There is a lot more that goes into a survival situation and this isn’t meant as an exhaustive list, but it does give a glimpse in how I tend to think of things. Each section builds on the next. The more long term investment there is, the less need there is for as much medium term, the less need there is for triage/emergency response in short term, but it doesn’t remove them entirely. It just lightens the load.

In Practice

For our family when the ice storm hit, at first it didn’t register as a crisis. We had already done a fair amount of preparation and had food/water/shelter for the immediate term. We had adjusted our plans and strategies so everyone was in a safe location for when the worst of it hit.

It wasn’t until we didn’t get power back after the first day or so that we started to engage our more comprehensive emergency plans because it became apparent that this might be a longer outage than usual outage. Because of the preparation we had already put into place it meant we could afford to do that. Those who haven’t been able to invest in preparation likely faced much more dire conditions than we did.

Even so one of the core aspects of survival preparation (and of our clan) is that we should be constantly learning. In this case there are things that we’re learning about how we did to be better prepared for the next crisis.
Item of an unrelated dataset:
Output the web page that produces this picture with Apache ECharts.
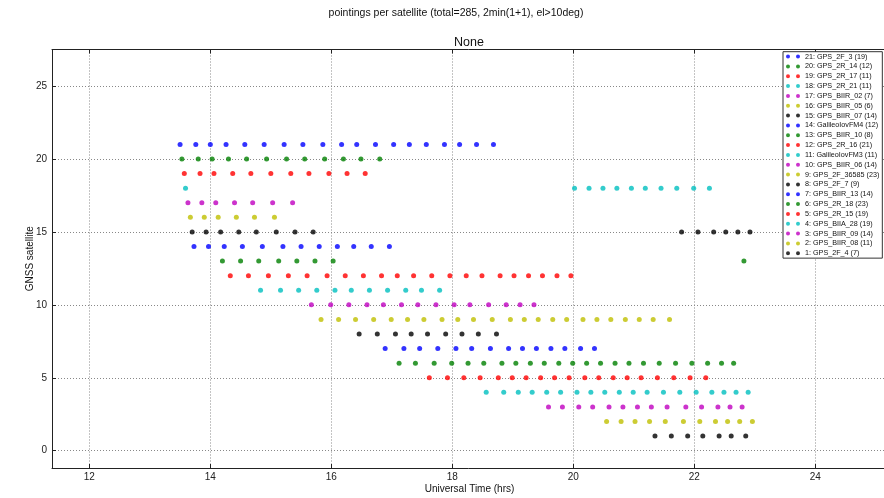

That ranges from what our maintenance schedules are for our backups to what sort of things we keep on hand for supplies. It also helps us to find gaps in our existing processes and plans so that we can address them for future situations.

Wrapping it up

I have a lot more thoughts that I may share later on. Especially as what these things look like in practice in our lives. That said this is a glimpse of how I tend to approach disaster/emergency security for our household.